Le Conseil national adhère au principe tout en souhaitant laisser dans ce domaine une certaine autonomie aux secteurs.

Plus concrètement :

  • En l’absence d’accord dans le secteur sur le paiement de la rémunération de la main à la main, cette forme de paiement ne sera plus autorisée, après l’introduction de l’interdiction de principe de payer la rémunération de la main à la main, que si elle est reprise dans un accord sectoriel formel.
  • Les accords sectoriels existants qui permettent le paiement de la rémunération de la main à la main dans leur secteur resteront valables pendant leur durée de validité et devront être respectés. Ils ne doivent donc pas être renégociés. Au terme de leur durée de validité, les partenaires sociaux des secteurs concernés devront examiner s’ils souhaitent conserver le paiement de la rémunération de la main à la main dans le secteur en le reprenant dans un nouvel accord sectoriel formel.  

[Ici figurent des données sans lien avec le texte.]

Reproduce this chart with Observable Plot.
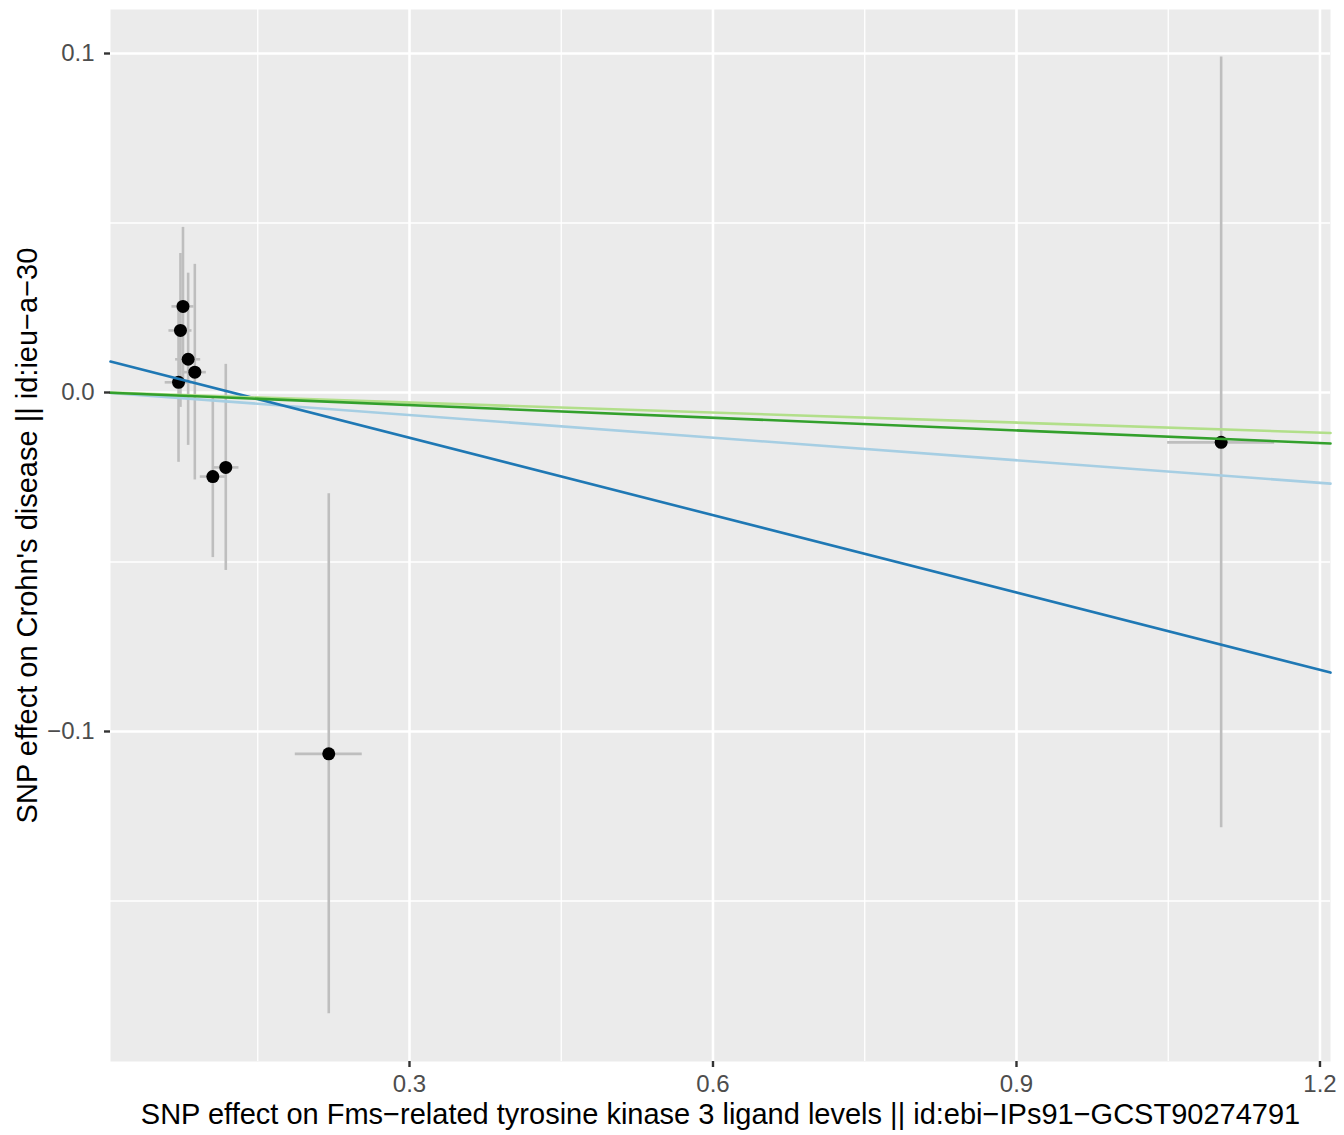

Par ailleurs, les actuels accords implicites ou usages dans les secteurs sur le paiement de la main à la main pourront être maintenus sous certaines conditions :

  • Un des membres de la commission paritaire doit notifier l’accord implicite ou l’usage, ainsi que sa description à la commission paritaire. Cette notification peut avoir lieu jusqu’à un an après l’adaptation de la loi du 12 avril 1965.
  • A partir de cette notification, les autres membres de la commission paritaire disposent de 6 mois pour communiquer à la commission paritaire une réaction formelle et motivée à l’égard de l’accord implicite ou de l’usage qui a été notifié.
  • Si la commission paritaire reçoit une telle réaction négative formelle et motivée dans le délai susvisé, cette réaction est considérée comme la dénonciation de l’accord implicite ou le rejet de l’existence de l’usage dans le secteur, et le paiement de la rémunération de la main à la main ne sera plus possible dans le secteur, à moins qu’il ne soit repris dans un accord sectoriel formel.
  • Si la commission paritaire ne reçoit pas de réaction négative formelle dans le délai susvisé ou lorsqu’il y a un accord au sein de la commission paritaire, l’accord implicite ou l’usage sera consigné par la commission paritaire dans un registre public. Les partenaires sociaux, les entreprises du secteur ainsi que les inspecteurs sociaux pourront ainsi en prendre connaissance.
  • Un accord ou usage qui aura été enregistré de la sorte dans le secteur pourra continuer à exister jusqu’à ce qu’un membre de la commission paritaire communique à cette dernière une réaction formelle et motivée dénonçant l’accord implicite ou rejetant l’existence de l’usage dans le secteur, à moins que cet accord implicite ou cet usage ne soit repris dans un accord sectoriel formel.

Le Conseil demande que ces principes soient inscrits dans la loi du 12 avril 1965, ce qui assurera une certaine sécurité juridique pour tous les acteurs.

Sources : Loi du 12 avril 1965 sur la protection de la rémunération ; Avis n°1939 du Conseil national du travail du 26 mai 2015.